Tra i «casi di scuola» che saranno analizzati, quello della repubblica del Rojava, nata dalle ceneri della guerra siriana e sulla spinta dell’autonomismo dei kurdi, fondata sul confederalismo, l’egualitarismo e l’autogestione. Un modello che deve molto alla svolta «anarchica» del leader del Pkk Abdullah Ocalan, che dal carcere di Imrali dov’è sepolto da vent’anni ha rivisto la vecchia impostazione marxista-leninista.

Il programma prevede un dibattito dal titolo lungo e originale: «Non c’è bisogno che le donne tengano sempre la bocca chiusa e la vagina aperta», citazione aperta di Emma Goldman, femminista anarchica di un secolo fa, non suffragetta ma militante libertaria, incarcerata per propaganda anticoncezionale, espulsa dagli Stati Uniti nel 1919 e poi a colloquio con Lenin a Mosca, prima accesa sostenitrice poi disillusa critica della rivoluzione russa.
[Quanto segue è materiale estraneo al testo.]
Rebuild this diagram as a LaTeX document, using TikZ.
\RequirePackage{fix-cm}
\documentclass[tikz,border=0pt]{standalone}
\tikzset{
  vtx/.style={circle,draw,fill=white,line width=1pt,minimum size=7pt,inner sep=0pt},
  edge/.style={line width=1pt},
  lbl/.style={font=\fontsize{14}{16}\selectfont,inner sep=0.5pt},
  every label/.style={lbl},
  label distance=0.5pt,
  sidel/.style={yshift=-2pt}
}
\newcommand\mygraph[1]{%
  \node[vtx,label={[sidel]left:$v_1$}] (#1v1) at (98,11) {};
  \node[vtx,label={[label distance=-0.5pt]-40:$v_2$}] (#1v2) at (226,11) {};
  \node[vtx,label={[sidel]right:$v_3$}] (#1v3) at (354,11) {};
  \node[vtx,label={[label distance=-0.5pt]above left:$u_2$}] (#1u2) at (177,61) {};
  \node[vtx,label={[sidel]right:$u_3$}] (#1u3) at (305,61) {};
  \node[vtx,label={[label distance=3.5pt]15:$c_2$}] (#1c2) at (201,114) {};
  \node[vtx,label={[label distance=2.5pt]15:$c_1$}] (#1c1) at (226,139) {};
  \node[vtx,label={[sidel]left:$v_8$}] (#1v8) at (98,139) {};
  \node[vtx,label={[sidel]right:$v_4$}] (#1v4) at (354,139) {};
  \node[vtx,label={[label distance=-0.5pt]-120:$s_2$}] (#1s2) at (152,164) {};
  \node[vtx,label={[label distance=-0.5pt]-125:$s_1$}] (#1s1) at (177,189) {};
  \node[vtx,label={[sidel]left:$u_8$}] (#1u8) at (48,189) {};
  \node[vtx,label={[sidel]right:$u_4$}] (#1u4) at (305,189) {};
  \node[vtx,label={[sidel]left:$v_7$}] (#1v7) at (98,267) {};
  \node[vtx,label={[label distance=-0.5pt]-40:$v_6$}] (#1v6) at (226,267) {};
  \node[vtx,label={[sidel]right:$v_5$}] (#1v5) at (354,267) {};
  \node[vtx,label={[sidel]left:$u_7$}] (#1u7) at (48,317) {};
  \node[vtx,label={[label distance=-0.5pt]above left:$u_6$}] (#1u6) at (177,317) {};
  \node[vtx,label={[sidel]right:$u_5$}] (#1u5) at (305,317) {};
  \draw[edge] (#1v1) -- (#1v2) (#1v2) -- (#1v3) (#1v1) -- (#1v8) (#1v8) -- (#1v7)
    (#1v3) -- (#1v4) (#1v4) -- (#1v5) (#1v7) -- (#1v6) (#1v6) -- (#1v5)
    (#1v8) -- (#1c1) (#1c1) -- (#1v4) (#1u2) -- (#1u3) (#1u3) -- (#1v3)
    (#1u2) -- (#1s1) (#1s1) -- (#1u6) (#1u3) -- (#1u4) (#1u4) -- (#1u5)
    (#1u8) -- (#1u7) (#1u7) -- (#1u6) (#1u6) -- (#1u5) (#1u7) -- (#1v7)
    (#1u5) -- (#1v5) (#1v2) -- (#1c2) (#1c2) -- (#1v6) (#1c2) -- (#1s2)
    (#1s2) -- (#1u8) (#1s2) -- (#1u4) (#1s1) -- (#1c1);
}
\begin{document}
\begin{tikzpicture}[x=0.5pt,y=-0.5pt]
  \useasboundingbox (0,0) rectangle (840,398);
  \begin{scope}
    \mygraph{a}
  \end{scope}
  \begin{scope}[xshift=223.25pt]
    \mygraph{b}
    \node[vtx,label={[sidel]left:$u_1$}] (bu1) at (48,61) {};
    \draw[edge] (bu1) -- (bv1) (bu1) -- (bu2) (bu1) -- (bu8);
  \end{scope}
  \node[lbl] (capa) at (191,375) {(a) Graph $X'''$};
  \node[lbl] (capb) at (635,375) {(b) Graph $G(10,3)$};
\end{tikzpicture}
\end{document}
Infine in Spagna, nella Barcellona anarchica del 1936. La sua autobiografia fa discutere ancora oggi e ne parlerà alle 16 Carlotta Pedrazzini, studiosa di Emma Goldman e redattrice di «A».
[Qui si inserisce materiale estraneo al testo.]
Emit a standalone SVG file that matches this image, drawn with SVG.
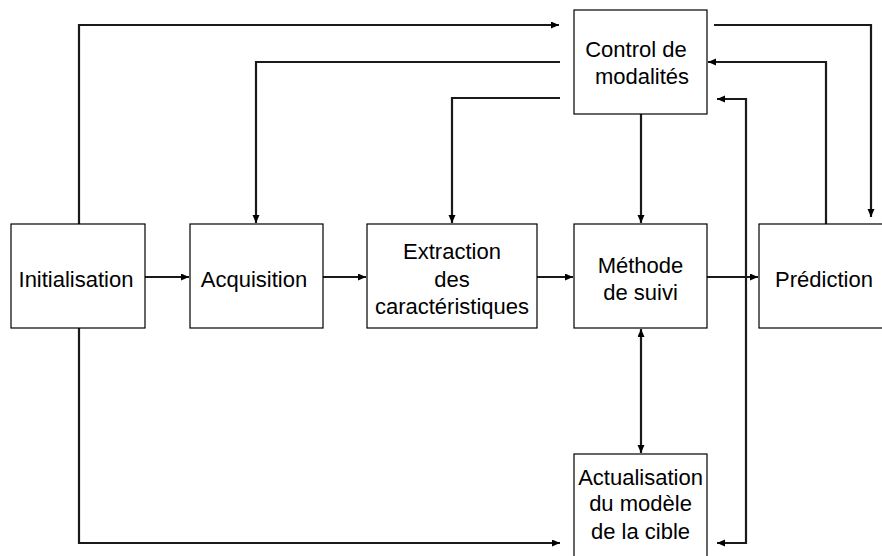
<svg xmlns="http://www.w3.org/2000/svg" width="882" height="556" viewBox="0 0 882 556">
  <style>
    .box { fill: #fff; stroke: #000; stroke-width: 1.2; }
    .lbl { font-family: "Liberation Sans", Arial, sans-serif; font-size: 22px; fill: #000; text-anchor: middle; }
    .conn { fill: none; stroke: #1a1a1a; stroke-width: 2.2; }
  </style>
  <defs>
    <marker id="arr" markerUnits="userSpaceOnUse" markerWidth="9" markerHeight="8" refX="8" refY="3.5" orient="auto-start-reverse">
      <path d="M0,0 L8,3.5 L0,7 z" fill="#000"/>
    </marker>
  </defs>
  <rect width="882" height="556" fill="#fff"/>

  <g id="connectors">
    <path class="conn" d="M79 224 V25 H559" marker-end="url(#arr)"/>
    <path class="conn" d="M560 62 H256 V223" marker-end="url(#arr)"/>
    <path class="conn" d="M560 98 H452 V223" marker-end="url(#arr)"/>
    <path class="conn" d="M641 114 V223" marker-end="url(#arr)"/>
    <path class="conn" d="M714 25 H871 V217" marker-end="url(#arr)"/>
    <path class="conn" d="M826 224 V62 H708" marker-end="url(#arr)"/>
    <path class="conn" d="M717 543 H746 V99 H717" marker-start="url(#arr)" marker-end="url(#arr)"/>
    <path class="conn" d="M641 329 V453" marker-start="url(#arr)" marker-end="url(#arr)"/>
    <path class="conn" d="M79 328 V543 H560" marker-end="url(#arr)"/>
    <path class="conn" d="M145 277 H189" marker-end="url(#arr)"/>
    <path class="conn" d="M323 277 H366" marker-end="url(#arr)"/>
    <path class="conn" d="M537 277 H573" marker-end="url(#arr)"/>
    <path class="conn" d="M707 277 H758" marker-end="url(#arr)"/>
  </g>

  <g id="initialisation">
    <rect class="box" x="11" y="224" width="134" height="104"/>
    <text class="lbl" x="76" y="287">Initialisation</text>
  </g>
  <g id="acquisition">
    <rect class="box" x="190" y="224" width="133" height="104"/>
    <text class="lbl" x="254" y="287">Acquisition</text>
  </g>
  <g id="extraction">
    <rect class="box" x="367" y="224" width="170" height="104"/>
    <text class="lbl" x="452" y="259">Extraction</text>
    <text class="lbl" x="452" y="286.5">des</text>
    <text class="lbl" x="452" y="313.5">caractéristiques</text>
  </g>
  <g id="methode">
    <rect class="box" x="574" y="224" width="133" height="104"/>
    <text class="lbl" x="640.5" y="273">Méthode</text>
    <text class="lbl" x="640.5" y="300">de suivi</text>
  </g>
  <g id="prediction">
    <rect class="box" x="759" y="224" width="134" height="104"/>
    <text class="lbl" x="824" y="287">Prédiction</text>
  </g>
  <g id="control">
    <rect class="box" x="574" y="10" width="133" height="104"/>
    <text class="lbl" x="636" y="57">Control de</text>
    <text class="lbl" x="642" y="83.5">modalités</text>
  </g>
  <g id="actualisation">
    <rect class="box" x="574" y="454" width="133" height="115"/>
    <text class="lbl" x="640.5" y="484.5">Actualisation</text>
    <text class="lbl" x="640.5" y="511">du modèle</text>
    <text class="lbl" x="640.5" y="538.5">de la cible</text>
  </g>
</svg>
A parlare di Fabrizio De André e del suo pensiero (anche) anarchico sarà Paolo Finzi, figura storica del giornale, il più giovane tra gli anarchici fermati la sera del 12 dicembre 1969 dopo la strage di piazza Fontana e poi tra i fondatori della rivista festeggiata. Alle 18 dirà la sua sul pensiero di Faber, sull’anarchismo che fu per tutta la vita il suo pensiero di riferimento, sulla loro amicizia. Titolo: «Non ci sono poteri buoni», parole anarchiche ma non per soli anarchici. «Il nostro rapporto con Fabrizio De André è stato molto intenso, davvero speciale – dice Finzi – è sempre stata la sua rivista, quella che a volte teneva piegata in tasca, con la testata ben visibile, durante i concerti. Quella che leggeva per poi telefonare e dirci che cosa gli piaceva e che cosa no. Quella alla quale tante volte ha fatto pervenire il suo sostegno economico. Dopo la sua morte abbiamo voluto continuare il sodalizio tra lui e “A” creando e proponendo alcune iniziative editoriali per ricordare l’amico, il compagno, il pensatore, il poeta».
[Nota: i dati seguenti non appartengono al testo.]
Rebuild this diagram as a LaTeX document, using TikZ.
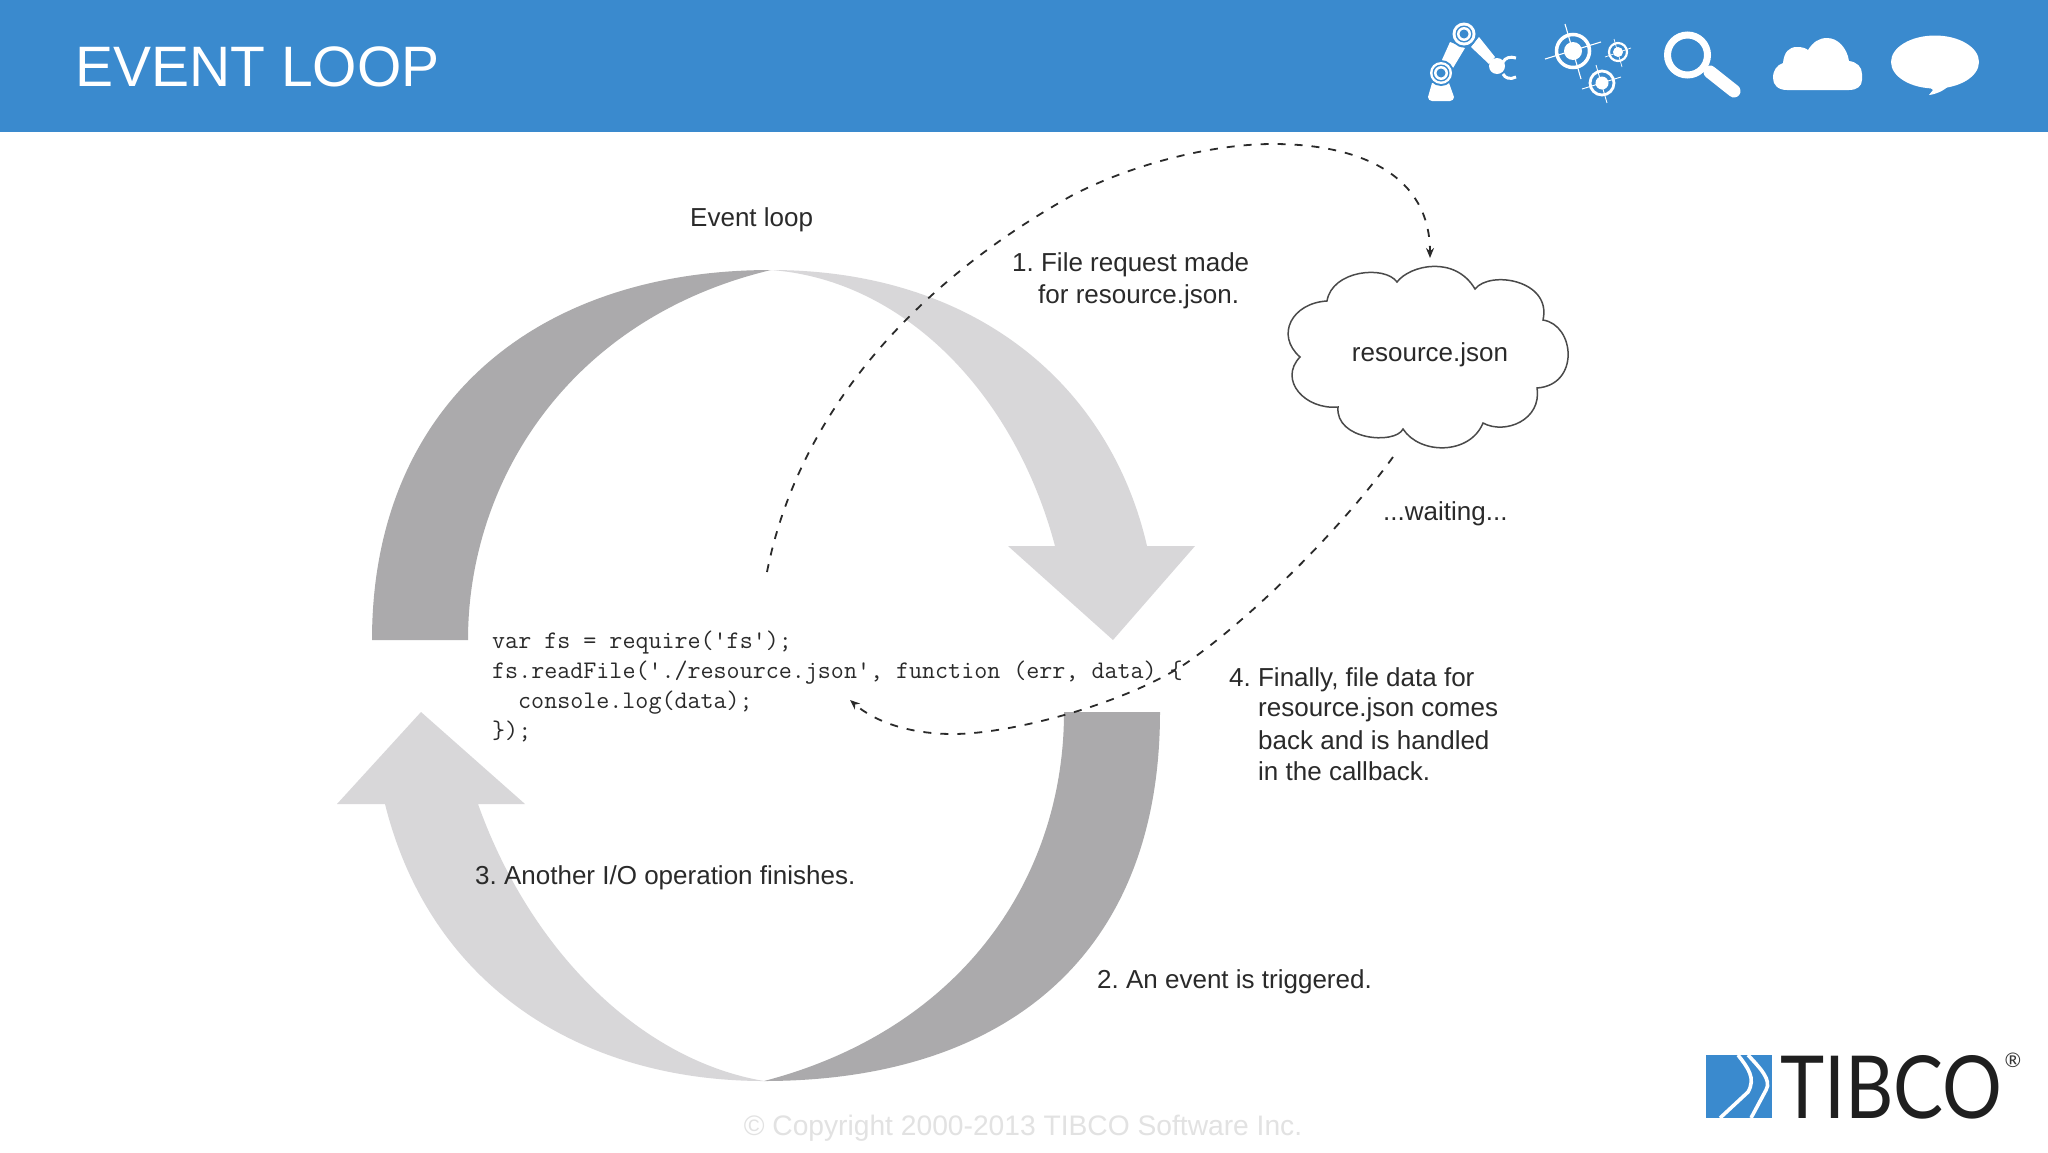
\documentclass[tikz,border=0pt]{standalone}
\usepackage{fontspec}
\setmainfont{Liberation Sans}
\newfontfamily\logofont{Lato}
\usetikzlibrary{arrows.meta}
\definecolor{banner}{HTML}{3A8ACE}
\definecolor{logoblue}{HTML}{3A8ACE}
\definecolor{darkband}{HTML}{ABAAAC}
\definecolor{lightband}{HTML}{D8D7D9}
\definecolor{labelink}{HTML}{2A2A2A}
\definecolor{footgray}{HTML}{E2E2E2}
\newcommand{\px}[1]{\fontsize{#1}{#1}\selectfont}
\frenchspacing
\tikzset{
  x=1pt,y=-1pt,
  label text/.style={anchor=base west,inner sep=0pt,text=labelink,font=\px{26}},
  code text/.style={anchor=base west,inner sep=0pt,text=labelink,font=\ttfamily\px{25.3}},
  dash curve/.style={draw=labelink,line width=1.8pt,dash pattern=on 8pt off 9pt,-{Stealth[length=10pt,width=8pt]}},
  icon/.style={fill=white,draw=none},
  iconhole/.style={fill=banner,draw=none},
  iconline/.style={draw=white,line width=3pt},
  hair/.style={draw=white,line width=1.1pt},
}
\begin{document}
\begin{tikzpicture}
\useasboundingbox (0,0) rectangle (2048,1152);
\fill[white] (0,0) rectangle (2048,1152);
\fill[banner] (0,0) rectangle (2048,132);
\node[anchor=base west,inner sep=0pt,text=white,font=\px{57}] (title) at (75,86) {EVENT LOOP};

% robot icon
\fill[icon] (1432,83) -- (1449,83) -- (1454,97) arc[start angle=0,end angle=90,radius=4] -- (1432,101) arc[start angle=90,end angle=180,radius=4] -- cycle;
\fill[icon] (1450,42) -- (1465,48) -- (1453,68) -- (1441,62) -- cycle;
\fill[icon] (1479,37) -- (1495,57) -- (1489,64) -- (1471,47) -- cycle;
\fill[iconhole] (1441,73) circle[radius=13];
\fill[icon] (1441,73) circle[radius=11];
\fill[iconhole] (1441,73) circle[radius=8.5];
\fill[icon] (1441,73) circle[radius=7];
\fill[iconhole] (1441,73) circle[radius=4.5];
\fill[iconhole] (1464,34) circle[radius=13.5];
\fill[icon] (1464,34) circle[radius=11.5];
\fill[iconhole] (1464,34) circle[radius=8.5];
\fill[icon] (1464,34) circle[radius=7];
\fill[iconhole] (1464,34) circle[radius=4.5];
\fill[icon] (1497,66) circle[radius=8];
\draw[iconline,line width=3pt] (1503,62) .. controls (1505,58) and (1510,56) .. (1516,58);
\draw[iconline,line width=3pt] (1503,74) .. controls (1505,78) and (1510,80) .. (1516,77);

% targets icon
\draw[iconline,line width=3.5pt] (1573,51) circle[radius=16.5];
\fill[icon] (1573,51) circle[radius=9];
\draw[hair] (1565,24) -- (1581,79);
\draw[hair] (1545,59) -- (1601,42);
\draw[iconline,line width=2.2pt] (1618,52) circle[radius=9];
\fill[icon] (1618,52) circle[radius=5];
\draw[hair,line width=.7pt] (1614,39) -- (1622,67);
\draw[hair,line width=.7pt] (1605,57) -- (1631,48);
\draw[iconline,line width=2.8pt] (1602,83) circle[radius=12];
\fill[icon] (1602,83) circle[radius=6.5];
\draw[hair,line width=.9pt] (1596,65) -- (1607,103);
\draw[hair,line width=.9pt] (1582,89) -- (1621,77);

% magnifier icon
\draw[white,line width=7pt] (1687.5,55) circle[radius=20];
\draw[white,line width=13pt,line cap=round] (1710,72) -- (1734,91);

% cloud icon
\fill[icon] (1773,78) .. controls (1773,70) and (1777,65) .. (1783,63) .. controls (1784,52) and (1789,47) .. (1797,47) .. controls (1802,47) and (1805.5,48) .. (1808,50) .. controls (1813,42) and (1819,38) .. (1827,38) .. controls (1838,38) and (1847,48) .. (1849,61) .. controls (1857,62) and (1862,67) .. (1862,74) -- (1862,80) .. controls (1862,86) and (1857,90) .. (1849,90) -- (1787,90) .. controls (1778,90) and (1773,85) .. (1773,78) -- cycle;

% speech icon
\fill[icon] (1935,62) ellipse[x radius=44,y radius=26.5];
\fill[icon] (1928,86) -- (1933,90) -- (1929,95) .. controls (1937,94) and (1943,91) .. (1950,85) -- cycle;

% big cycle
\fill[darkband] (372,640) .. controls (372,410) and (530,270) .. (771,270) .. controls (570,318) and (468,480) .. (468,640) -- cycle;
\fill[lightband] (771,270) .. controls (975,270) and (1110,385) .. (1147,546) -- (1195,546) -- (1113,640) -- (1008,546) -- (1055,546) .. controls (1015,395) and (905,280) .. (771,270) -- cycle;
\fill[darkband] (1160,712) .. controls (1160,960) and (1000,1081) .. (764,1081) .. controls (960,1030) and (1064,880) .. (1064,712) -- cycle;
\fill[lightband] (764,1081) .. controls (580,1081) and (430,985) .. (385,804) -- (337,804) -- (421,712) -- (525,804) -- (478,804) .. controls (530,950) and (640,1060) .. (764,1081) -- cycle;

% cloud
\node[inner sep=0pt,anchor=center,text=labelink,font=\px{26}] (res) at (1430,355) {resource.json};
\draw[draw=labelink!85,line width=1.5pt] (1397,282) .. controls (1410,265) and (1455,255) .. (1475,289)
 .. controls (1490,270) and (1552,280) .. (1543,320)
 .. controls (1575,325) and (1580,385) .. (1537,388)
 .. controls (1542,420) and (1505,435) .. (1483,423)
 .. controls (1470,455) and (1420,455) .. (1403,429)
 .. controls (1395,445) and (1335,440) .. (1338,407)
 .. controls (1305,410) and (1278,380) .. (1300,357)
 .. controls (1275,335) and (1292,303) .. (1327,301)
 .. controls (1332,270) and (1385,265) .. cycle;

% code
\node[code text] (c1) at (492,648) {var fs = require('fs');};
\node[code text] (c2) at (492,678) {fs.readFile('./resource.json', function (err, data) \{};
\node[code text] (c3) at (518,708) {console.log(data);};
\node[code text] (c4) at (492,738) {\});};

% labels
\node[label text] (evl) at (690,226) {Event loop};
\node[label text] (l1a) at (1012,271) {1. File request made};
\node[label text] (l1b) at (1038,303) {for resource.json.};
\node[label text] (lw) at (1383,520) {...waiting...};
\node[label text] (l4a) at (1229,686) {4. Finally, file data for};
\node[label text] (l4b) at (1258,716) {resource.json comes};
\node[label text] (l4c) at (1258,749) {back and is handled};
\node[label text] (l4d) at (1258,780) {in the callback.};
\node[label text] (l3) at (475,884) {3. Another I/O operation finishes.};
\node[label text] (l2) at (1097,988) {2. An event is triggered.};

% dashed connectors
\coordinate (s1) at (767,572);
\coordinate (e1) at (1430,258);
\coordinate (s2) at (1393,457);
\coordinate (e2) at (850,700);
\draw[dash curve] (s1) .. controls (795,430) and (895,295) .. (1071,196) .. controls (1130,165) and (1210,144) .. (1273,144) .. controls (1360,144) and (1430,175) .. (e1);
\draw[dash curve] (s2) .. controls (1340,530) and (1250,620) .. (1182,666) .. controls (1120,705) and (1010,734) .. (953,734) .. controls (910,734) and (875,722) .. (e2);

% footer
\node[inner sep=0pt,text=footgray,font=\px{28.2}] (foot) at (1023,1128) {© Copyright 2000-2013 TIBCO Software Inc.};

% logo
\fill[logoblue] (1706,1055) rectangle (1772,1118);
\draw[white,line width=3.6pt] (1738,1055) .. controls (1748,1068) and (1756,1078) .. (1748,1092) -- (1720,1118);
\draw[white,line width=3.6pt] (1748,1055) .. controls (1760,1068) and (1772,1080) .. (1766,1090) -- (1751,1118);
\node[inner sep=0pt,anchor=base west,font=\logofont\px{87},text=black!88] (tibco) at (1780,1118) {\scalebox{.86}[1]{TIBCO}};
\node[inner sep=0pt,font=\logofont\px{20},text=black!80] (reg) at (2013,1060) {®};
\end{tikzpicture}
\end{document}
A sera, cena emiliana assolutamente scorretta (anche nel prezzo: 20 euro, ma in parte finiranno nelle casse di A, al manifesto ne sappiamo qualcosa), con variabile vegetariana e vegana.

Chiuderà la serata il cantastorie (anarchiche e sociali) Alessio Lega, appena uscito con il suo ultimo disco Mare Nero (e dall’ospedale per un intervento andato bene). Il cantautore salentino, immigrato a Milano, ritorna a Massenzatico con il suo ricco repertorio. Qualche classico dell’anarchismo spunterà, anche quella canzone su Lugano (bella?), la stessa che si ascolta a tutto volume anche in alcune iniziative del sindacalismo confederale (dove ci sono pure degli anarchici, ma in maggioranza si trovano oggi in sindacati libertari e alternativi, di base). Poi tutti a nanna. Con la consapevolezza che venti chilometri a sud/est sul palco ci sarà Vasco Rossi, roba da centinaia di migliaia di persone.

«Non son l’uno per cento, ma credetemi esistono», cantava degli anarchici Leo Ferrè, uno di loro, un De André francese. Forse saranno meno dell’uno per cento, ma in molte parti del mondo esistono. Magari sono molti più di quanti lo stesso Ferré potesse sospettare. E lottano insieme a noi. Vite spericolate, direbbe Vasco.